1) If you're capturing a game, Game Capture is generally the best option of course.
Performance wise, from Windows 10 onwards, they seem to be similar, though it likely that Display Capture is "slowest" of them all. Window Capture should have same performance as Game Capture though.
2) There shouldn't be any performance impacts between those two modes in fullscreen. But, then again, it's OBS, so sometimes weird things can happen...
3) It all depends on what you're trying to capture.
If you are trying to have a game in your OBS capture, Game Capture is the way to go, generally speaking. If there are issues, the fallback is Window Capture (though it will capture the game with all overlays like Steam and you cannot hide them like in Game Capture). Display Capture is last resort option for that, if Window Capture also fails.
Window Capture is the main choice if you're capturing something other than a game, like a browser window or any application window. As koala already mentioned, it has some options, but Automatic capture method will probably do the job well enough.

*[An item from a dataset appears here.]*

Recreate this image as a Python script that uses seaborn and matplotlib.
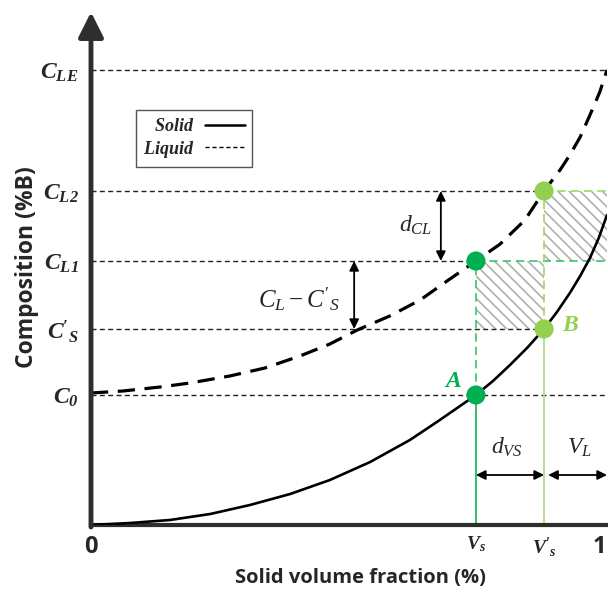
import matplotlib
matplotlib.use("Agg")
import matplotlib.pyplot as plt
import numpy as np
import pandas as pd
import seaborn as sns
from matplotlib.lines import Line2D
from matplotlib.patches import Rectangle

# ---- data -------------------------------------------------------------
# characteristic compositions (%B, arbitrary units)
C0, CS_P, CL1, CL2, CLE = 1.30, 1.96, 2.64, 3.34, 4.55
# characteristic solid volume fractions
VS, VS_P = 0.746, 0.878

ytick_values = [C0, CS_P, CL1, CL2, CLE]
ytick_labels = [r"$\mathbf{C_0}$", r"$\mathbf{C'_S}$", r"$\mathbf{C_{L1}}$",
                r"$\mathbf{C_{L2}}$", r"$\mathbf{C_{LE}}$"]
xtick_values = [0.0, VS, VS_P, 0.985]
xtick_labels = ["0", r"$\mathbf{V_s}$", r"$\mathbf{V'_s}$", "1"]

# liquid composition along solidification
liquid_x = [0.000, 0.062, 0.134, 0.192, 0.269, 0.337, 0.405, 0.463, 0.516, 0.579,
            0.638, 0.690, 0.746, 0.793, 0.841, 0.878, 0.909, 0.928, 0.948, 0.967,
            0.986, 1.000]
liquid_y = [1.32, 1.34, 1.38, 1.42, 1.49, 1.57, 1.69, 1.81, 1.95, 2.09,
            2.25, 2.44, 2.64, 2.81, 3.05, 3.34, 3.55, 3.70, 3.88, 4.10,
            4.33, 4.55]
# solid composition along solidification
solid_x = [0.000, 0.076, 0.153, 0.231, 0.308, 0.386, 0.463, 0.541, 0.618, 0.676,
           0.746, 0.779, 0.812, 0.845, 0.878, 0.903, 0.928, 0.948, 0.967, 0.984,
           1.000]
solid_y = [0.00, 0.02, 0.05, 0.11, 0.20, 0.31, 0.45, 0.63, 0.85, 1.05,
           1.30, 1.44, 1.60, 1.77, 1.96, 2.13, 2.32, 2.49, 2.67, 2.87,
           3.10]

liquid = pd.DataFrame({"x": liquid_x, "y": liquid_y})
solid = pd.DataFrame({"x": solid_x, "y": solid_y})

# ---- style ------------------------------------------------------------
sns.set_theme(style="white")
plt.rcParams.update({
    "mathtext.fontset": "custom",
    "mathtext.rm": "Liberation Serif",
    "mathtext.it": "Liberation Serif:italic",
    "mathtext.bf": "Liberation Serif:italic:bold",
    "mathtext.fallback": "stix",
    "hatch.linewidth": 1.2,
    "lines.solid_joinstyle": "round",
})
plt.rcParams["font.family"] = ["Open Sans", "DejaVu Sans"]

DARK_GREEN = "#00b050"
LIGHT_GREEN = "#92d050"
AXIS_COLOR = "#2e2e2e"
YTOP = 5.13

fig = plt.figure(figsize=(6.08, 5.94), dpi=100)
ax = fig.add_axes([91 / 608, 69 / 594, 516 / 608, 513 / 594])
ax.set_xlim(0, 1)
ax.set_ylim(0, YTOP)

# hatched composition/volume boxes
hatch_kw = dict(facecolor="none", edgecolor="#b0b0b0", hatch="\\\\\\", lw=0, zorder=1)
ax.add_patch(Rectangle((VS, CS_P), VS_P - VS, CL1 - CS_P, **hatch_kw))
ax.add_patch(Rectangle((VS_P, CL1), 1.0 - VS_P, CL2 - CL1, **hatch_kw))

# black reference lines
ref_kw = dict(color="#222222", lw=1.0, dashes=(3.6, 2.4), zorder=2)
ax.plot([0, 1], [CLE, CLE], **ref_kw)
ax.plot([0, VS_P], [CL2, CL2], **ref_kw)
ax.plot([0, VS], [CL1, CL1], **ref_kw)
ax.plot([0, VS_P], [CS_P, CS_P], **ref_kw)
ax.plot([0, 1], [C0, C0], **ref_kw)

# green construction lines
ax.plot([VS, 1], [CL1, CL1], color="#3cc46e", lw=1.2, dashes=(5, 3), zorder=2)
ax.plot([VS_P, 1], [CL2, CL2], color="#9ed66a", lw=1.2, dashes=(5, 3), zorder=2)
ax.plot([VS, VS], [C0, CL1], color="#3cc46e", lw=1.2, dashes=(5, 3), zorder=2)
ax.plot([VS_P, VS_P], [CS_P, CL2], color="#9ed66a", lw=1.2, dashes=(5, 3), zorder=2)
ax.plot([VS, VS], [0, C0], color="#22b85a", lw=1.3, zorder=2)
ax.plot([VS_P, VS_P], [0, CS_P], color="#b0de86", lw=1.3, zorder=2)

# solidus / liquidus curves
sns.lineplot(data=solid, x="x", y="y", ax=ax, color="black", lw=1.9,
             zorder=3, legend=False)
sns.lineplot(data=liquid, x="x", y="y", ax=ax, color="black", lw=2.3,
             zorder=3, legend=False)
ax.lines[-1].set_dashes((5.4, 3.0))

# key points
pts = pd.DataFrame({"x": [VS, VS, VS_P, VS_P], "y": [C0, CL1, CS_P, CL2],
                    "g": ["a", "a", "b", "b"]})
sns.scatterplot(data=pts, x="x", y="y", hue="g", palette=[DARK_GREEN, LIGHT_GREEN],
                s=190, linewidth=0, ax=ax, zorder=4, legend=False)

ax.text(0.7016, 1.44, r"$\mathbf{A}$", color=DARK_GREEN, fontsize=17,
        ha="center", va="center")
ax.text(0.930, 2.00, r"$\mathbf{B}$", color=LIGHT_GREEN, fontsize=17,
        ha="center", va="center")

# dimension arrows
arr_kw = dict(arrowstyle="<|-|>", color="black", lw=1.3, mutation_scale=14,
              shrinkA=0, shrinkB=0)
ax.annotate("", xy=(0.678, CL2), xytext=(0.678, CL1), arrowprops=arr_kw)
ax.annotate("", xy=(0.510, CL1), xytext=(0.510, CS_P), arrowprops=arr_kw)
ax.annotate("", xy=(VS, 0.50), xytext=(VS_P, 0.50), arrowprops=arr_kw)
ax.annotate("", xy=(0.886, 0.50), xytext=(1.0, 0.50), arrowprops=arr_kw,
            annotation_clip=False)

ax.text(0.630, 2.99, r"$d_{CL}$", fontsize=17, ha="center", va="center")
ax.text(0.403, 2.26, r"$C_L - C'_S$", fontsize=18, ha="center", va="center")
ax.text(0.806, 0.77, r"$d_{VS}$", fontsize=17, ha="center", va="center")
ax.text(0.946, 0.77, r"$V_L$", fontsize=17, ha="center", va="center")

# legend
handles = [Line2D([], [], color="black", lw=1.8),
           Line2D([], [], color="black", lw=1.0, dashes=(3, 2))]
leg = ax.legend(handles, [r"$\mathbf{Solid}$", r"$\mathbf{Liquid}$"],
                loc="upper left", bbox_to_anchor=(0.087, 0.809),
                markerfirst=False, fancybox=False, framealpha=1,
                edgecolor="#555555", fontsize=13, handlelength=2.2,
                borderpad=0.4, labelspacing=0.2, handletextpad=0.6,
                borderaxespad=0)
leg.get_frame().set_linewidth(1.0)

# axes: thick bottom line, arrowed vertical axis
for side in ["top", "right", "left"]:
    ax.spines[side].set_visible(False)
ax.spines["bottom"].set_linewidth(3.0)
ax.spines["bottom"].set_color(AXIS_COLOR)
ax.annotate("", xy=(0, YTOP), xytext=(0, -0.02),
            arrowprops=dict(arrowstyle="-|>", color=AXIS_COLOR, lw=3.5,
                            mutation_scale=38, shrinkA=0, shrinkB=0),
            annotation_clip=False)

ax.set_yticks(ytick_values, ytick_labels)
ax.set_xticks(xtick_values, xtick_labels)
ax.tick_params(axis="both", length=0)
ax.tick_params(axis="y", pad=9, labelsize=17)
ax.tick_params(axis="x", pad=7, labelsize=14)
for lbl in ax.get_xticklabels():
    if lbl.get_text() in ("0", "1"):
        lbl.set_fontsize(17)
        lbl.set_fontweight("bold")

ax.set_xlabel("Solid volume fraction (%)", fontsize=14.5, fontweight="bold")
ax.set_ylabel("Composition (%B)", fontsize=16.5, fontweight="bold")
ax.xaxis.set_label_coords((360 - 91) / 516, (525 - 578) / 513)
ax.xaxis.label.set_va("center")
ax.yaxis.set_label_coords((27 - 91) / 516, (525 - 267) / 513)
ax.yaxis.label.set_va("center")

fig.savefig("out.png", dpi=100)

Display Capture should generally be used as a last-resort option, or if you are gaming on a separate monitor and it's somewhat empty - as it always shows everything that is on that screen (saves some "black void" moments, if done correctly).
Preferentially, I would say it goes "Game Capture" >= "Window Capture" > "Display Capture", or "Window Capture" > "Display Capture" if you're capturing something not-gaming-related.
4) If we're specifically talking about Windows 11, there shouldn't be any big difference since it didn't change too much from Windows 10. HOWEVER, at the time I'm answering, it seems that OBS might be suffering from a "0 kbps" stream issue on some Windows 11 machines (with increasing numbers nowadays it seems), while Windows 10 machines seem to be unaffected by that. So, the correct answer is probably "yesn't" (both yes and no).